Myth, art, written records and archaeology tell us an evolutionary story. During the long ages when the Great Mother goddess ruled and social structure was a clan or tribe, did marriage exist then? Well, sex was a driving force that brought male and female together. But coupledom would be momentary. Men and women lived mostly in their separate groups. These were safe settings for a young person to explore emerging sexuality and I think physical affection in all its expressions would have been normal for same sex adults.

Likewise, when we jump forward to the early Neolithic when farming communities bundled together in close-packed villages, more like bee-hives than homes for married couples plus children. Such a long history of open forms of affection means they are embedded deep in our ‘race memory’.     

In cultures of the Middle East that first developed organised city-states, marriage gained in importance. From Sumer to Egypt, marriage for kings and queens mirrored the union of gods and goddesses featured in creation myths. And this transcendent understanding influenced all marriages. Women in general had status because of the significance of goddesses and there seemed to be few inhibitions around sexual behaviour, sacred or secular, for men and women.

From around 1000 BCE migrations and invasions by patriarchal peoples brought radical innovations. Again, religion and society mirrored each other. The father god gained primacy. Over time the old goddesses were demoted, sometimes hidden. Even the great poet Homer portrayed the goddess Hera, Queen of Heaven, as a nagging wife. Marriage would confirm male ownership of the child-bearing half of humanity and her children. Sex outside this framework, including homosexuality, was taboo, although this didn’t stop it happening. And for two millennia authoritarianism has opposed the restless exploration that led to modern western culture.

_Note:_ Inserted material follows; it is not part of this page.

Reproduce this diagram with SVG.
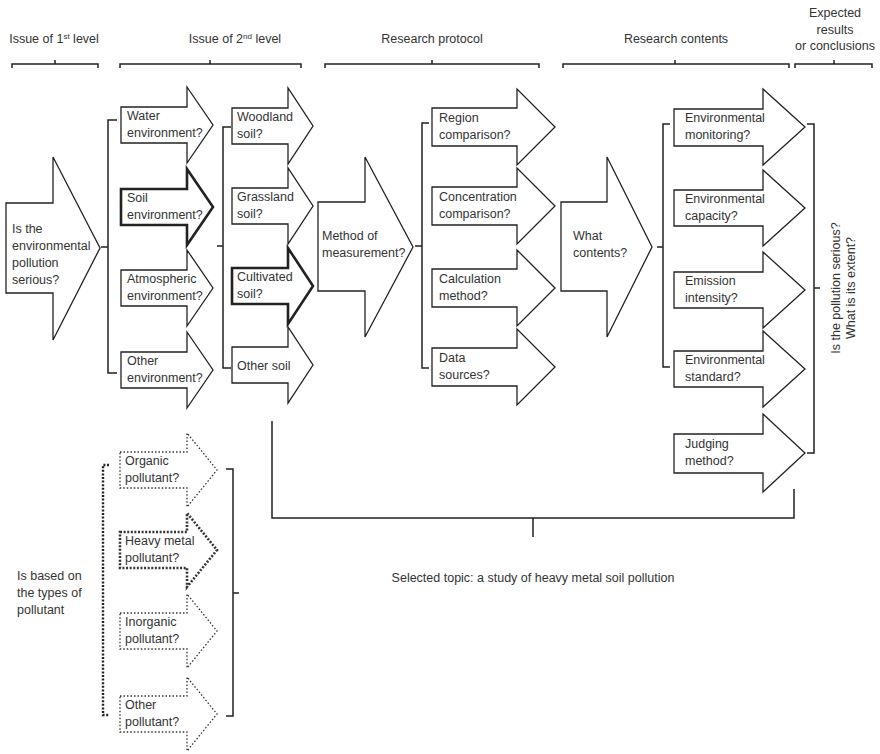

And then there’s romantic love

                                                      


The idealistic often ephemeral feeling called romantic love migrated from legends of illicit high passion – Helen and Paris, Lancelot and Guinevere, Tristan and Isolde. It’s a relative newcomer to the marriage game and mainly in western societies. Emerging with the rise of individualism and desire for self-fulfilment, marriage has become a union of a man and a woman in love, who hope to adore each other for the rest of their lives. Their decision is legalised by the state and sanctioned by religion. This is meant to be the final answer, although it's not what we see.


Answering a longing deep in our souls

Societies change through spiritual impulses. But we can’t confine spirit within any human construct – state, religion and certainly not opinion. Conservatives want to preserve time honoured traditions. Many people, religious and non-religious find this comforting in the face of today’s upheavals and challenges. Meanwhile human consciousness is always evolving, occasionally in bursts. And wider incidence and tolerance of sexual diversity, and of changing gender roles in so many areas of life tell us that in human relationships a major shift is already underway.

This brings us to the contentious issue of marriage equality. In my country Australia, if two people of the same sex love each other, they can join their lives like heterosexual couples; they can even include children in the relationship. But they can’t marry legally.

Does it matter that the seal of marriage is still being denied? It does, and it matters with great potency because the longing emerges from a deep soul need. Remembrance lives in us, even if we aren’t conscious of it. And marriage as a mirror of the divine echoes in the soul, uniting there with that other ancient memory of free and open affection – within all of us. We are all connected.

I believe that right now a rebalancing is taking place. This not a return to an ancient way. Evolution transforms the past to build the future. Our human spirit is involved, and its impulse is guiding us towards a new consciousness, where arguments flow away like water. Such a consciousness hears and responds to the voice of the higher self, and on that level, there is neither male nor female. Instead we will discover the individual, the human being in all its wonderful diversity of expression in the world. By welcoming the profound current of evolution, we might even find that we can love without limits.